Using the 650 men’s matches in the Match Charting Database, I looked at various aspects of backhand serve returns to try to get a better sense of the trade-offs involved in using a one-handed backhand. Because the matches in the MCP aren’t completely representative of the ATP tour, the numbers are approximate. But given the size and breadth of the sample, I believe the results are broadly indicative of men’s tennis as a whole.

At the most general level, players with double-handed backhands are slightly better returners, putting roughly the same number of returns in play (about 56%) and winning a bit more often–46.9% to 45.7%–when they do so. The gap is a bit wider when we look at backhand returns put in play: 46.5% of points won to 44.7%. While the favorable two-hander numbers are influenced by the historically great returning of Novak Djokovic, two-handers still have an edge if we reduce his weight in the sample or remove him entirely.

Unsurprisingly, players realize that two-handed backhands are more effective returns, and they serve accordingly. The MCP divides serves into three zones–down the tee, body, and wide–and I’ve re-classified those as “to the forehand,” “to the body,” and “to the backhand” depending on the returner’s dominant hand and whether the point is in the deuce or ad court. While we can’t identify exactly where servers aimed those to-the-body serves, we can determine some of their intent from serves aimed at the corners.

Against returners with two-handed backhands, servers went for the backhand corner on 44.2% of first serves and 34.8% of second serves. Against one-handers, they aimed for the same spot on 47.3% of first serves and 40.9% of second serves. Looking at the same question from another angle, backhands make up 61.7% of the returns in play hit by one-handers compared to 59.0% for double-handers. It seems likely that one-handers more aggressively run around backhands to hit forehand returns, so this last comparison probably understates the degree to which servers aim for single-handed backhands.

When servers do manage to find the backhand side of a single-hander, they’re often rewarded with a slice return. On average, one-handers (excluding Roger Federer, who is overrepresented in this dataset) use the slice on 53.9% of their backhand first-serve returns and 32.3% of their backhand second-serve returns. Two-handers use the slice 20.5% of the time against firsts and only 2.5% of the time against seconds.

For both types of players, against first and second serves, slice returns are less effective than flat or topspin backhand returns. This isn’t surprising, either–defensive shots are often chosen in defensive situations, so the difference in effectiveness is at least partly due to the difference in the quality of the serves themselves.

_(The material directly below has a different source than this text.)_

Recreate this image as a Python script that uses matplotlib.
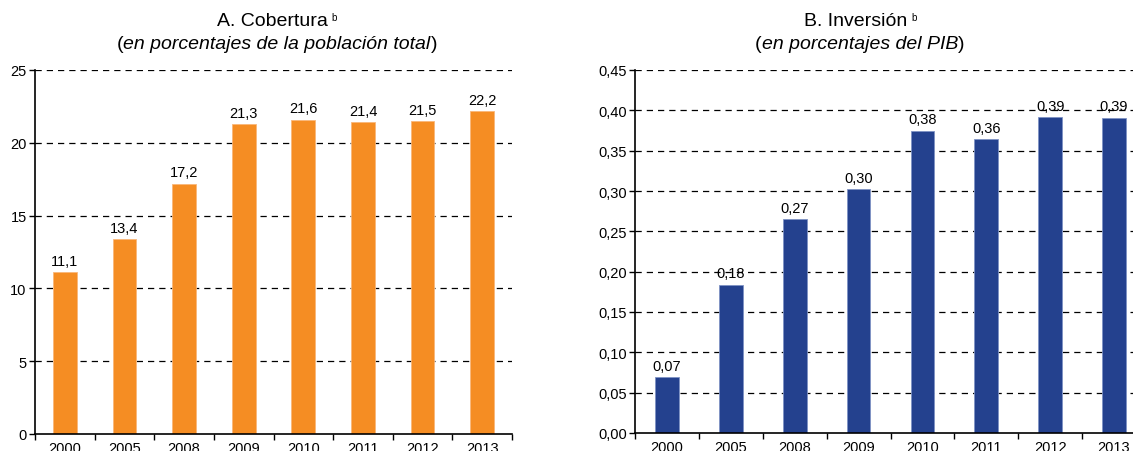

Still, since one-handers choose to go to the slice so much more frequently, it’s valuable to know how the types of returns compare:

Return Type   BH in play W% SL in play W% 
1HBH vs Firsts        43.3%         37.6% 
1HBH vs Seconds       46.0%         44.1% 
                        
2HBH vs Firsts        46.8%         36.2% 
2HBH vs Seconds       48.6%         41.9%

(Again, I’ve excluded Fed from the 1HBH averages.)

In three of the four rows, there’s a difference of several percentage points between the effectiveness of slice returns and flat or topspin returns, as measured by the ultimate outcome of the point. The one exception–second-serve returns by one-handers–reminds us that the slice can be an offensive weapon, even if it’s rarely used as one in the modern game. Some players–including Federer, Feliciano Lopez, Grigor Dimitrov, and Bernard Tomic–are more effective with slice returns than flat or topspin returns against either first or second serves.

However, these players are the exceptions, and in the theoretical world where we can set all else equal, a slice return is the inferior choice. All players have to hit slice returns sometimes, and many of those seem to be forced by powerful serving, but the fact remains: one-handers hit slices much more than two-handers do, and despite the occasional offensive opportunity, slice returns are more likely to hand the point to the server.

These differences are real, but they are still modest. A good returner with a one-handed backhand is considerably better than a bad returner with a two-hander, and it’s even possible to have a decent return game while hitting mostly slices. All that said, in the aggregate, a one-handed backhand is a bit of a liability on the return. It will take further research to determine whether other benefits–such as the sizzling down-the-line winners we’ve come to expect from the likes of Wawrinka and Richard Gasquet–outweigh the costs.